**What you are asked to do**. Identify each line below containing the string "page" and copy it.

**Data section**.
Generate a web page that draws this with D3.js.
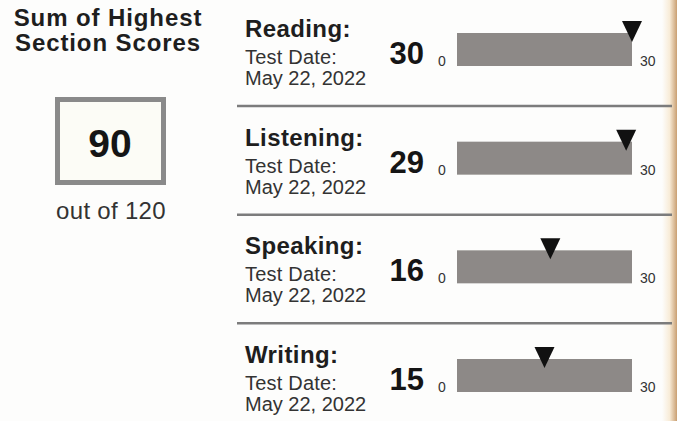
<!DOCTYPE html>
<html>
<head>
<meta charset="utf-8">
<script src="https://cdn.jsdelivr.net/npm/d3@7"></script>
<style>
  html, body { margin: 0; padding: 0; background: #fdfdfc; }
  svg { display: block; font-family: "Liberation Sans", Arial, Helvetica, sans-serif; }
</style>
</head>
<body>
<svg id="chart" width="677" height="421"></svg>
<script>
// data
const sections = ["Reading:", "Listening:", "Speaking:", "Writing:"];
const scores = [30, 29, 16, 15];
const testDates = ["May 22, 2022", "May 22, 2022", "May 22, 2022", "May 22, 2022"];
const scaleTicks = [0, 30];
const totalTitle = ["Sum of Highest", "Section Scores"];
const totalScore = 90;
const totalMax = 120;

const width = 677;
const height = 421;

const svg = d3.select("#chart");

// soft tan edge on the right side of the page
const defs = svg.append("defs");
const grad = defs.append("linearGradient")
  .attr("id", "edge")
  .attr("x1", "0%").attr("x2", "100%")
  .attr("y1", "0%").attr("y2", "0%");
grad.append("stop").attr("offset", "0%").attr("stop-color", "#fdfdfc");
grad.append("stop").attr("offset", "50%").attr("stop-color", "#f8ecd8");
grad.append("stop").attr("offset", "100%").attr("stop-color", "#c99f72");

svg.append("rect")
  .attr("x", 662).attr("y", 0)
  .attr("width", width - 662).attr("height", height)
  .attr("fill", "url(#edge)");

// left panel: total score
const left = svg.append("g");

left.selectAll("text.title")
  .data(totalTitle)
  .enter()
  .append("text")
  .attr("class", "title")
  .attr("x", 108)
  .attr("y", (d, i) => 26 + i * 25)
  .attr("text-anchor", "middle")
  .attr("font-size", 24)
  .attr("font-weight", "bold")
  .attr("letter-spacing", 0.9)
  .attr("fill", "#1e1e1e")
  .text(d => d);

left.append("rect")
  .attr("x", 57.5).attr("y", 99.5)
  .attr("width", 106).attr("height", 83)
  .attr("fill", "#fcfcf6")
  .attr("stroke", "#8a8a8a")
  .attr("stroke-width", 5);

left.append("text")
  .attr("x", 110).attr("y", 157)
  .attr("text-anchor", "middle")
  .attr("font-size", 39)
  .attr("font-weight", "bold")
  .attr("fill", "#151515")
  .text(totalScore);

left.append("text")
  .attr("x", 111).attr("y", 219)
  .attr("text-anchor", "middle")
  .attr("font-size", 24)
  .attr("letter-spacing", 0.3)
  .attr("fill", "#333")
  .text("out of " + totalMax);

// right panel: one row per section
const x = d3.scaleLinear().domain([0, 30]).range([457, 632]);
const rowY = d3.scaleLinear().domain([0, sections.length - 1]).range([0, 326]);

const rows = svg.selectAll("g.row")
  .data(sections)
  .enter()
  .append("g")
  .attr("class", "row")
  .attr("transform", (d, i) => "translate(0," + rowY(i) + ")");

rows.append("text")
  .attr("x", 245).attr("y", 37)
  .attr("font-size", 24)
  .attr("font-weight", "bold")
  .attr("letter-spacing", 0.4)
  .attr("fill", "#1e1e1e")
  .text(d => d);

rows.append("text")
  .attr("x", 245).attr("y", 64)
  .attr("font-size", 20)
  .attr("letter-spacing", 0.2)
  .attr("fill", "#333")
  .text("Test Date:");

rows.append("text")
  .attr("x", 245).attr("y", 85)
  .attr("font-size", 20)
  .attr("fill", "#333")
  .text((d, i) => testDates[i]);

rows.append("text")
  .attr("x", 424).attr("y", 64)
  .attr("text-anchor", "end")
  .attr("font-size", 31)
  .attr("font-weight", "bold")
  .attr("fill", "#151515")
  .text((d, i) => scores[i]);

rows.append("rect")
  .attr("x", x(scaleTicks[0]))
  .attr("y", 33)
  .attr("width", x(scaleTicks[1]) - x(scaleTicks[0]))
  .attr("height", 33)
  .attr("fill", "#8d8987");

rows.append("text")
  .attr("x", x(scaleTicks[0]) - 15).attr("y", 66)
  .attr("text-anchor", "middle")
  .attr("font-size", 14)
  .attr("fill", "#333")
  .text(scaleTicks[0]);

rows.append("text")
  .attr("x", x(scaleTicks[1]) + 8).attr("y", 66)
  .attr("font-size", 14)
  .attr("fill", "#333")
  .text(scaleTicks[1]);

// score marker
rows.append("path")
  .attr("d", (d, i) => {
    const cx = x(scores[i]);
    return "M" + (cx - 10) + ",21L" + (cx + 10) + ",21L" + cx + ",42Z";
  })
  .attr("fill", "#111");

// separators between rows
rows.filter((d, i) => i < sections.length - 1)
  .append("line")
  .attr("x1", 237).attr("x2", 672)
  .attr("y1", 106).attr("y2", 106)
  .attr("stroke", "#7c7c7c")
  .attr("stroke-width", 2.5);
</script>
</body>
</html>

**The result**.
Generate a web page that draws this with D3.js.
// soft tan edge on the right side of the page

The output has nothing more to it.